# Task statement
Skip the pictures. Reproduce all other material exactly.

****************

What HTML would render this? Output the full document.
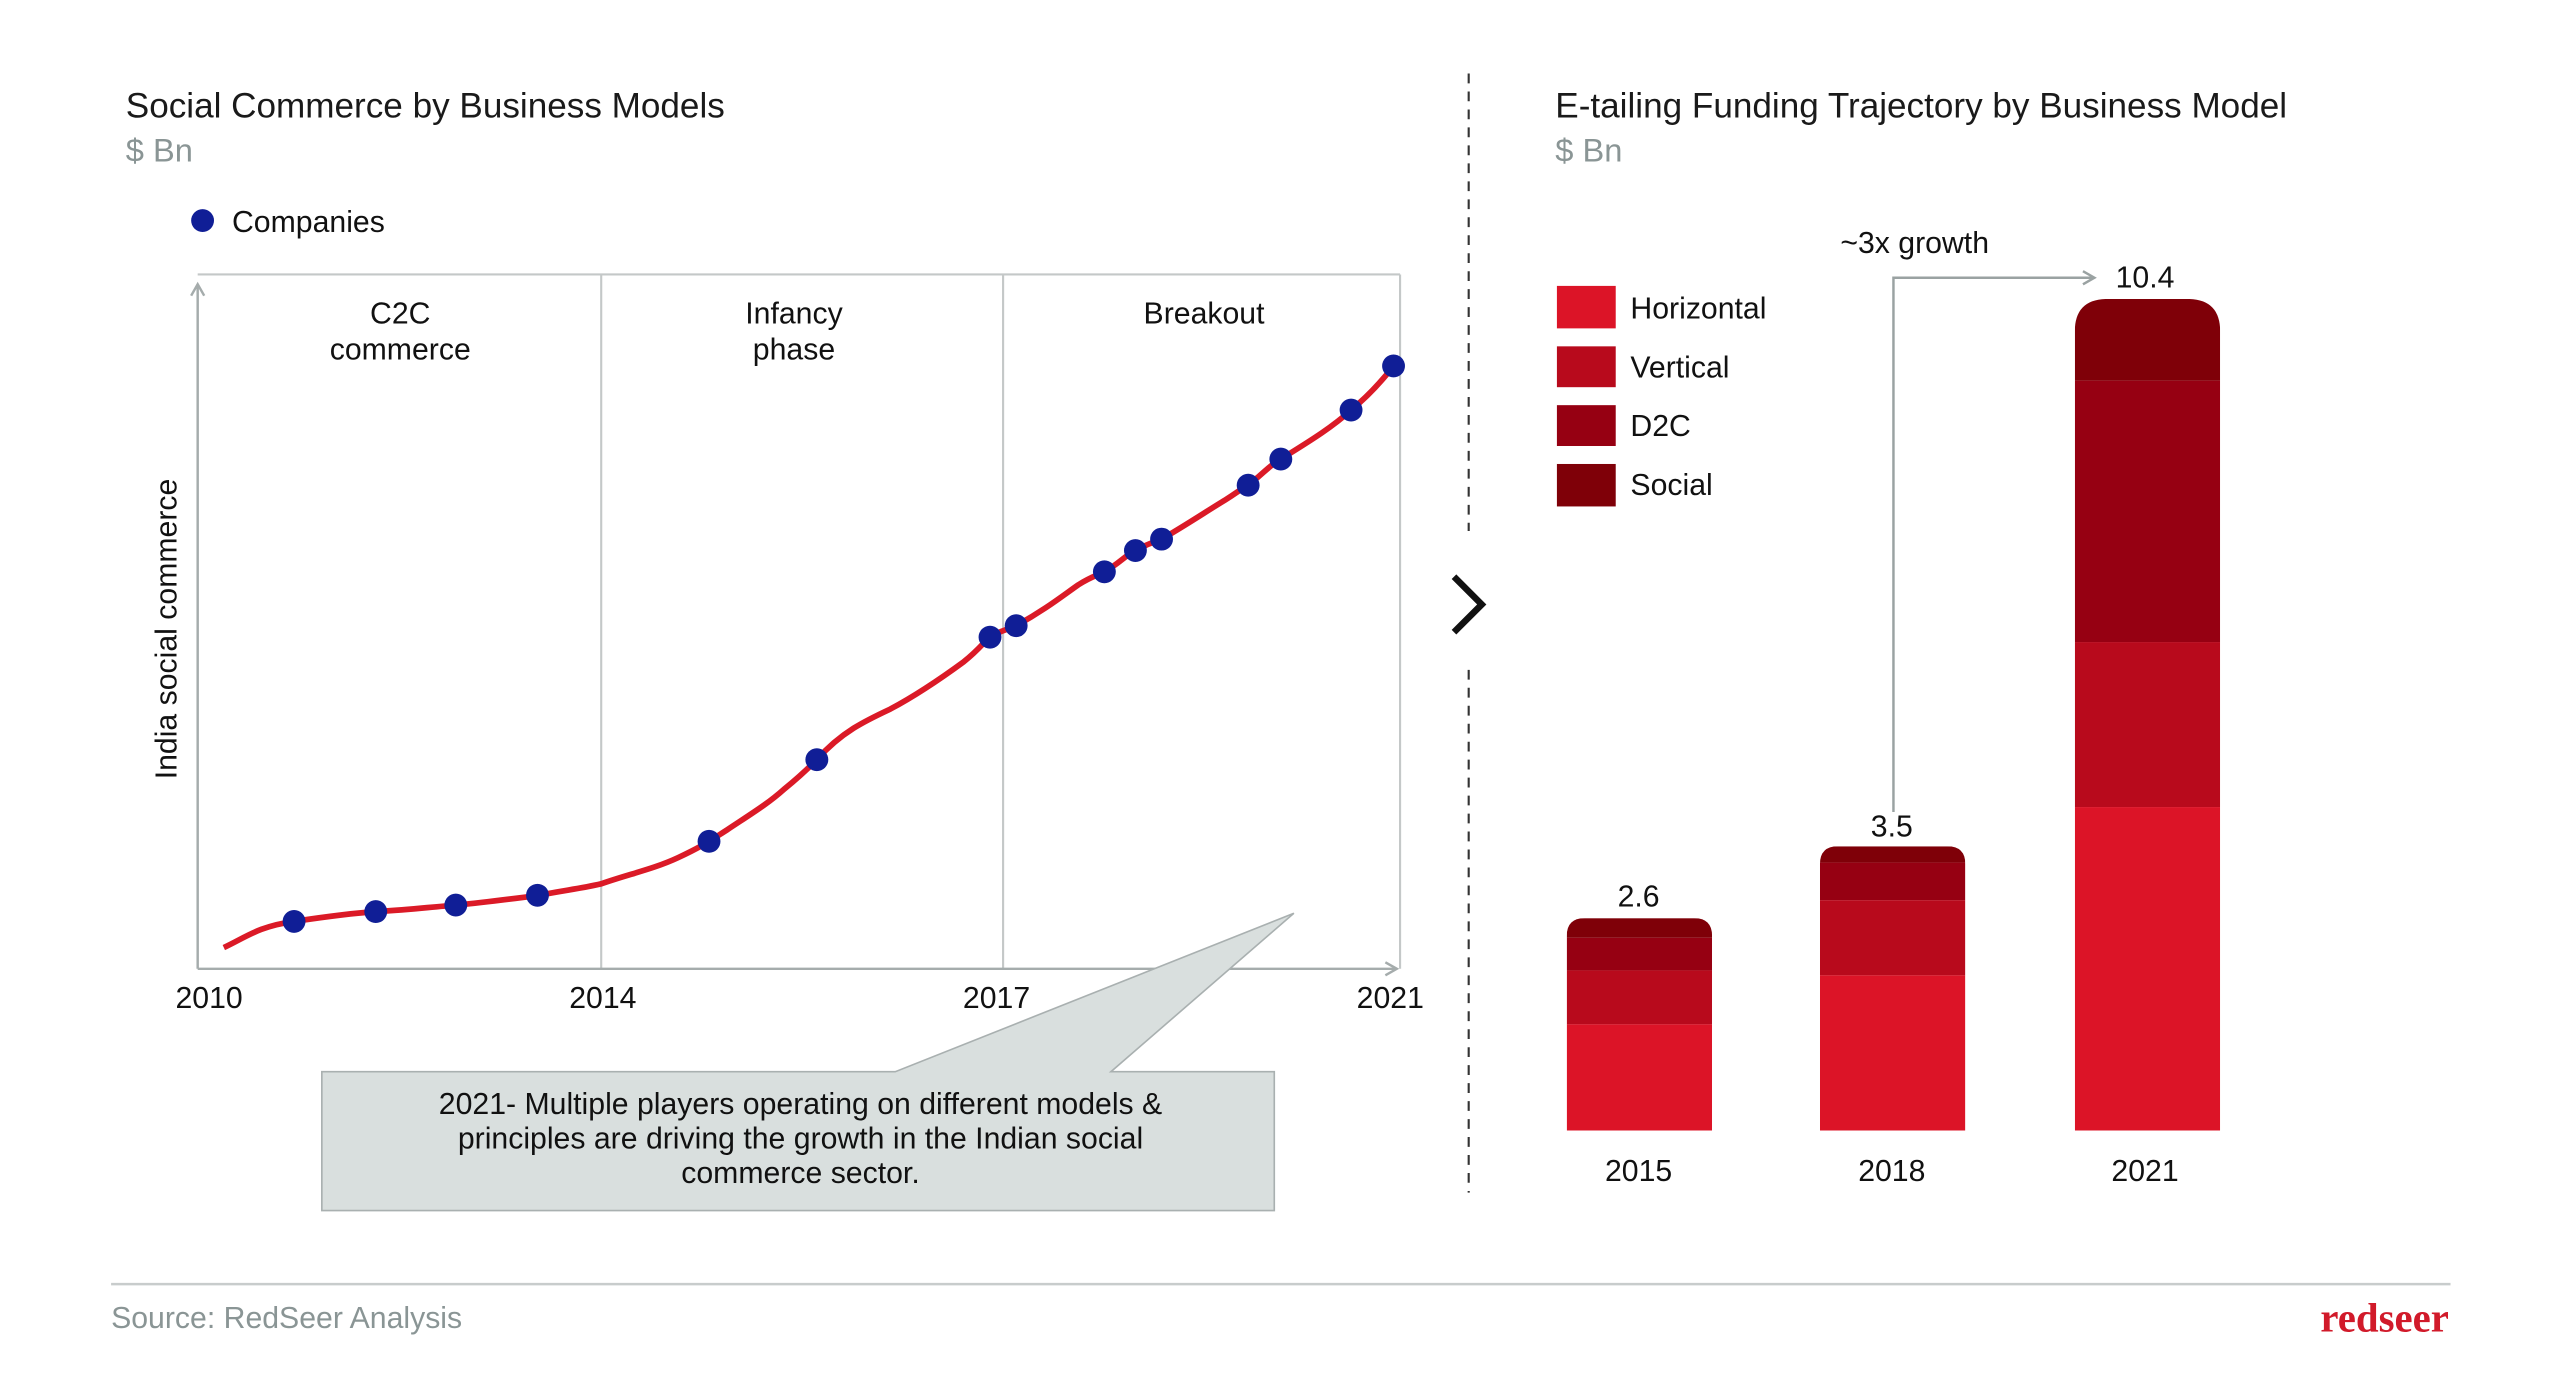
<!DOCTYPE html>
<html><head><meta charset="utf-8"><style>
html,body{margin:0;padding:0;background:#fff;}
svg{display:block;font-family:"Liberation Sans",sans-serif;}
</style></head><body>
<svg width="2560" height="1388" viewBox="0 0 1567 849.6" preserveAspectRatio="none" xmlns="http://www.w3.org/2000/svg">
<rect width="1567" height="850" fill="#fff"/>
<!-- Left chart -->
<text x="77" y="72" font-size="21.5" fill="#1a1a1a">Social Commerce by Business Models</text>
<text x="77" y="99" font-size="20" fill="#8a9595">$ Bn</text>
<circle cx="124" cy="135" r="7" fill="#101e96"/>
<text x="142" y="142" font-size="18.5" fill="#111">Companies</text>
<g stroke="#c4c8c8" stroke-width="1.3" fill="none">
<line x1="121" y1="168" x2="857" y2="168"/>
<line x1="857" y1="168" x2="857" y2="593"/>
<line x1="368" y1="168" x2="368" y2="593"/>
<line x1="614" y1="168" x2="614" y2="593"/>
</g>
<g stroke="#a5acac" stroke-width="1.5" fill="none">
<line x1="121" y1="174" x2="121" y2="593"/>
<polyline points="117,181 121,174 125,181"/>
<line x1="121" y1="593" x2="855" y2="593"/>
<polyline points="848,589 855,593 848,597"/>
</g>
<g font-size="18.5" fill="#111" text-anchor="middle">
<text x="245" y="198">C2C</text><text x="245" y="220">commerce</text>
<text x="486" y="198">Infancy</text><text x="486" y="220">phase</text>
<text x="737" y="198">Breakout</text>
<text x="128" y="617">2010</text><text x="369" y="617">2014</text>
<text x="610" y="617">2017</text><text x="851" y="617">2021</text>
<text transform="translate(108,385) rotate(-90)">India social commerce</text>
</g>
<path d="M137,580 C150,574 158,567 180,564 C200,561 215,559 230,558 C250,557 265,555 280,554 C300,552 315,550 330,548 C345,545 355,544 368,541 C385,535 400,532 415,525 C430,518 434,515 445,508 C460,498 470,492 480,483 C490,475 495,470 500,465 C515,448 530,441 545,434 C560,426 575,416 590,405 C600,397 603,392 606,390 C612,386 618,385 622,383 C640,373 650,365 660,358 C668,353 672,352 676,350 C685,345 690,339 695,337 C702,333 706,332 711,330 C725,322 740,312 750,306 C758,301 760,299 764,297 C772,291 778,284 784,281 C800,271 815,262 827,251 C838,242 846,233 853,224" fill="none" stroke="#db1a27" stroke-width="3.5"/>
<g fill="#101e96">
<circle cx="180" cy="564" r="7"/><circle cx="230" cy="558" r="7"/><circle cx="279" cy="554" r="7"/><circle cx="329" cy="548" r="7"/>
<circle cx="434" cy="515" r="7"/><circle cx="500" cy="465" r="7"/><circle cx="606" cy="390" r="7"/><circle cx="622" cy="383" r="7"/>
<circle cx="676" cy="350" r="7"/><circle cx="695" cy="337" r="7"/><circle cx="711" cy="330" r="7"/><circle cx="764" cy="297" r="7"/>
<circle cx="784" cy="281" r="7"/><circle cx="827" cy="251" r="7"/><circle cx="853" cy="224" r="7"/>
</g>
<!-- callout -->
<path d="M197,656 L548,656 L792,559 L680,656 L780,656 L780,741 L197,741 Z" fill="#d9dfde" stroke="#a9b0b0" stroke-width="1"/>
<g font-size="18.5" fill="#111" text-anchor="middle">
<text x="490" y="682">2021- Multiple players operating on different models &amp;</text>
<text x="490" y="703">principles are driving the growth in the Indian social</text>
<text x="490" y="724">commerce sector.</text>
</g>
<!-- divider -->
<line x1="899" y1="45" x2="899" y2="325" stroke="#333" stroke-width="1.3" stroke-dasharray="6,5"/>
<line x1="899" y1="410" x2="899" y2="730" stroke="#333" stroke-width="1.3" stroke-dasharray="6,5"/>
<polyline points="890,353 907,370 890,387" fill="none" stroke="#111" stroke-width="4"/>
<!-- Right chart -->
<text x="952" y="72" font-size="21.5" fill="#1a1a1a">E-tailing Funding Trajectory by Business Model</text>
<text x="952" y="99" font-size="20" fill="#8a9595">$ Bn</text>
<rect x="953" y="175" width="36" height="26" fill="#dc1427"/>
<rect x="953" y="212" width="36" height="25" fill="#b80a1c"/>
<rect x="953" y="248" width="36" height="25" fill="#960012"/>
<rect x="953" y="284" width="36" height="26" fill="#7f0008"/>
<g font-size="18.5" fill="#111">
<text x="998" y="195">Horizontal</text><text x="998" y="231">Vertical</text>
<text x="998" y="267">D2C</text><text x="998" y="303">Social</text>
</g>
<defs>
<clipPath id="c1"><path d="M959,692 V573 Q959,562 970,562 H1037 Q1048,562 1048,573 V692 Z"/></clipPath>
<clipPath id="c2"><path d="M1114,692 V529 Q1114,518 1125,518 H1192 Q1203,518 1203,529 V692 Z"/></clipPath>
<clipPath id="c3"><path d="M1270,692 V203 Q1270,183 1290,183 H1339 Q1359,183 1359,203 V692 Z"/></clipPath>
</defs>
<g clip-path="url(#c1)">
<rect x="959" y="562" width="89" height="12" fill="#7f0008"/>
<rect x="959" y="574" width="89" height="20" fill="#960012"/>
<rect x="959" y="594" width="89" height="33" fill="#b80a1c"/>
<rect x="959" y="627" width="89" height="65" fill="#dc1427"/>
</g>
<g clip-path="url(#c2)">
<rect x="1114" y="518" width="89" height="10" fill="#7f0008"/>
<rect x="1114" y="528" width="89" height="23" fill="#960012"/>
<rect x="1114" y="551" width="89" height="46" fill="#b80a1c"/>
<rect x="1114" y="597" width="89" height="95" fill="#dc1427"/>
</g>
<g clip-path="url(#c3)">
<rect x="1270" y="183" width="89" height="50" fill="#7f0008"/>
<rect x="1270" y="233" width="89" height="160" fill="#960012"/>
<rect x="1270" y="393" width="89" height="101" fill="#b80a1c"/>
<rect x="1270" y="494" width="89" height="198" fill="#dc1427"/>
</g>
<g font-size="18.5" fill="#111" text-anchor="middle">
<text x="1003" y="555">2.6</text><text x="1158" y="512">3.5</text><text x="1313" y="176">10.4</text>
<text x="1003" y="723">2015</text><text x="1158" y="723">2018</text><text x="1313" y="723">2021</text>
<text x="1172" y="155">~3x growth</text>
</g>
<polyline points="1159,497 1159,170 1281,170" fill="none" stroke="#9aa2a2" stroke-width="1.5"/>
<polyline points="1275,166 1282,170 1275,174" fill="none" stroke="#9aa2a2" stroke-width="1.5"/>
<!-- footer -->
<line x1="68" y1="786" x2="1500" y2="786" stroke="#c8cccc" stroke-width="1.5"/>
<text x="68" y="813" font-size="18.5" fill="#8a9595">Source: RedSeer Analysis</text>
<text x="1499" y="815" font-size="25" font-weight="bold" fill="#d11a2a" text-anchor="end" font-family="Liberation Serif, serif">redseer</text>
</svg>
</body></html>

****************

# The result
What HTML would render this? Output the full document.
<!DOCTYPE html>
<html><head><meta charset="utf-8"><style>
html,body{margin:0;padding:0;background:#fff;}
svg{display:block;font-family:"Liberation Sans",sans-serif;}
</style></head><body>
<svg width="2560" height="1388" viewBox="0 0 1567 849.6" preserveAspectRatio="none" xmlns="http://www.w3.org/2000/svg">
<rect width="1567" height="850" fill="#fff"/>
<!-- Left chart -->
<text x="77" y="72" font-size="21.5" fill="#1a1a1a">Social Commerce by Business Models</text>
<text x="77" y="99" font-size="20" fill="#8a9595">$ Bn</text>
<circle cx="124" cy="135" r="7" fill="#101e96"/>
<text x="142" y="142" font-size="18.5" fill="#111">Companies</text>
<g stroke="#c4c8c8" stroke-width="1.3" fill="none">
<line x1="121" y1="168" x2="857" y2="168"/>
<line x1="857" y1="168" x2="857" y2="593"/>
<line x1="368" y1="168" x2="368" y2="593"/>
<line x1="614" y1="168" x2="614" y2="593"/>
</g>
<g stroke="#a5acac" stroke-width="1.5" fill="none">
<line x1="121" y1="174" x2="121" y2="593"/>
<polyline points="117,181 121,174 125,181"/>
<line x1="121" y1="593" x2="855" y2="593"/>
<polyline points="848,589 855,593 848,597"/>
</g>
<g font-size="18.5" fill="#111" text-anchor="middle">
<text x="245" y="198">C2C</text><text x="245" y="220">commerce</text>
<text x="486" y="198">Infancy</text><text x="486" y="220">phase</text>
<text x="737" y="198">Breakout</text>
<text x="128" y="617">2010</text><text x="369" y="617">2014</text>
<text x="610" y="617">2017</text><text x="851" y="617">2021</text>
<text transform="translate(108,385) rotate(-90)">India social commerce</text>
</g>
<path d="M137,580 C150,574 158,567 180,564 C200,561 215,559 230,558 C250,557 265,555 280,554 C300,552 315,550 330,548 C345,545 355,544 368,541 C385,535 400,532 415,525 C430,518 434,515 445,508 C460,498 470,492 480,483 C490,475 495,470 500,465 C515,448 530,441 545,434 C560,426 575,416 590,405 C600,397 603,392 606,390 C612,386 618,385 622,383 C640,373 650,365 660,358 C668,353 672,352 676,350 C685,345 690,339 695,337 C702,333 706,332 711,330 C725,322 740,312 750,306 C758,301 760,299 764,297 C772,291 778,284 784,281 C800,271 815,262 827,251 C838,242 846,233 853,224" fill="none" stroke="#db1a27" stroke-width="3.5"/>
<g fill="#101e96">
<circle cx="180" cy="564" r="7"/><circle cx="230" cy="558" r="7"/><circle cx="279" cy="554" r="7"/><circle cx="329" cy="548" r="7"/>
<circle cx="434" cy="515" r="7"/><circle cx="500" cy="465" r="7"/><circle cx="606" cy="390" r="7"/><circle cx="622" cy="383" r="7"/>
<circle cx="676" cy="350" r="7"/><circle cx="695" cy="337" r="7"/><circle cx="711" cy="330" r="7"/><circle cx="764" cy="297" r="7"/>
<circle cx="784" cy="281" r="7"/><circle cx="827" cy="251" r="7"/><circle cx="853" cy="224" r="7"/>
</g>
<!-- callout -->
<path d="M197,656 L548,656 L792,559 L680,656 L780,656 L780,741 L197,741 Z" fill="#d9dfde" stroke="#a9b0b0" stroke-width="1"/>
<g font-size="18.5" fill="#111" text-anchor="middle">
<text x="490" y="682">2021- Multiple players operating on different models &amp;</text>
<text x="490" y="703">principles are driving the growth in the Indian social</text>
<text x="490" y="724">commerce sector.</text>
</g>
<!-- divider -->
<line x1="899" y1="45" x2="899" y2="325" stroke="#333" stroke-width="1.3" stroke-dasharray="6,5"/>
<line x1="899" y1="410" x2="899" y2="730" stroke="#333" stroke-width="1.3" stroke-dasharray="6,5"/>
<polyline points="890,353 907,370 890,387" fill="none" stroke="#111" stroke-width="4"/>
<!-- Right chart -->
<text x="952" y="72" font-size="21.5" fill="#1a1a1a">E-tailing Funding Trajectory by Business Model</text>
<text x="952" y="99" font-size="20" fill="#8a9595">$ Bn</text>
<rect x="953" y="175" width="36" height="26" fill="#dc1427"/>
<rect x="953" y="212" width="36" height="25" fill="#b80a1c"/>
<rect x="953" y="248" width="36" height="25" fill="#960012"/>
<rect x="953" y="284" width="36" height="26" fill="#7f0008"/>
<g font-size="18.5" fill="#111">
<text x="998" y="195">Horizontal</text><text x="998" y="231">Vertical</text>
<text x="998" y="267">D2C</text><text x="998" y="303">Social</text>
</g>
<defs>
<clipPath id="c1"><path d="M959,692 V573 Q959,562 970,562 H1037 Q1048,562 1048,573 V692 Z"/></clipPath>
<clipPath id="c2"><path d="M1114,692 V529 Q1114,518 1125,518 H1192 Q1203,518 1203,529 V692 Z"/></clipPath>
<clipPath id="c3"><path d="M1270,692 V203 Q1270,183 1290,183 H1339 Q1359,183 1359,203 V692 Z"/></clipPath>
</defs>
<g clip-path="url(#c1)">
<rect x="959" y="562" width="89" height="12" fill="#7f0008"/>
<rect x="959" y="574" width="89" height="20" fill="#960012"/>
<rect x="959" y="594" width="89" height="33" fill="#b80a1c"/>
<rect x="959" y="627" width="89" height="65" fill="#dc1427"/>
</g>
<g clip-path="url(#c2)">
<rect x="1114" y="518" width="89" height="10" fill="#7f0008"/>
<rect x="1114" y="528" width="89" height="23" fill="#960012"/>
<rect x="1114" y="551" width="89" height="46" fill="#b80a1c"/>
<rect x="1114" y="597" width="89" height="95" fill="#dc1427"/>
</g>
<g clip-path="url(#c3)">
<rect x="1270" y="183" width="89" height="50" fill="#7f0008"/>
<rect x="1270" y="233" width="89" height="160" fill="#960012"/>
<rect x="1270" y="393" width="89" height="101" fill="#b80a1c"/>
<rect x="1270" y="494" width="89" height="198" fill="#dc1427"/>
</g>
<g font-size="18.5" fill="#111" text-anchor="middle">
<text x="1003" y="555">2.6</text><text x="1158" y="512">3.5</text><text x="1313" y="176">10.4</text>
<text x="1003" y="723">2015</text><text x="1158" y="723">2018</text><text x="1313" y="723">2021</text>
<text x="1172" y="155">~3x growth</text>
</g>
<polyline points="1159,497 1159,170 1281,170" fill="none" stroke="#9aa2a2" stroke-width="1.5"/>
<polyline points="1275,166 1282,170 1275,174" fill="none" stroke="#9aa2a2" stroke-width="1.5"/>
<!-- footer -->
<line x1="68" y1="786" x2="1500" y2="786" stroke="#c8cccc" stroke-width="1.5"/>
<text x="68" y="813" font-size="18.5" fill="#8a9595">Source: RedSeer Analysis</text>
<text x="1499" y="815" font-size="25" font-weight="bold" fill="#d11a2a" text-anchor="end" font-family="Liberation Serif, serif">redseer</text>
</svg>
</body></html>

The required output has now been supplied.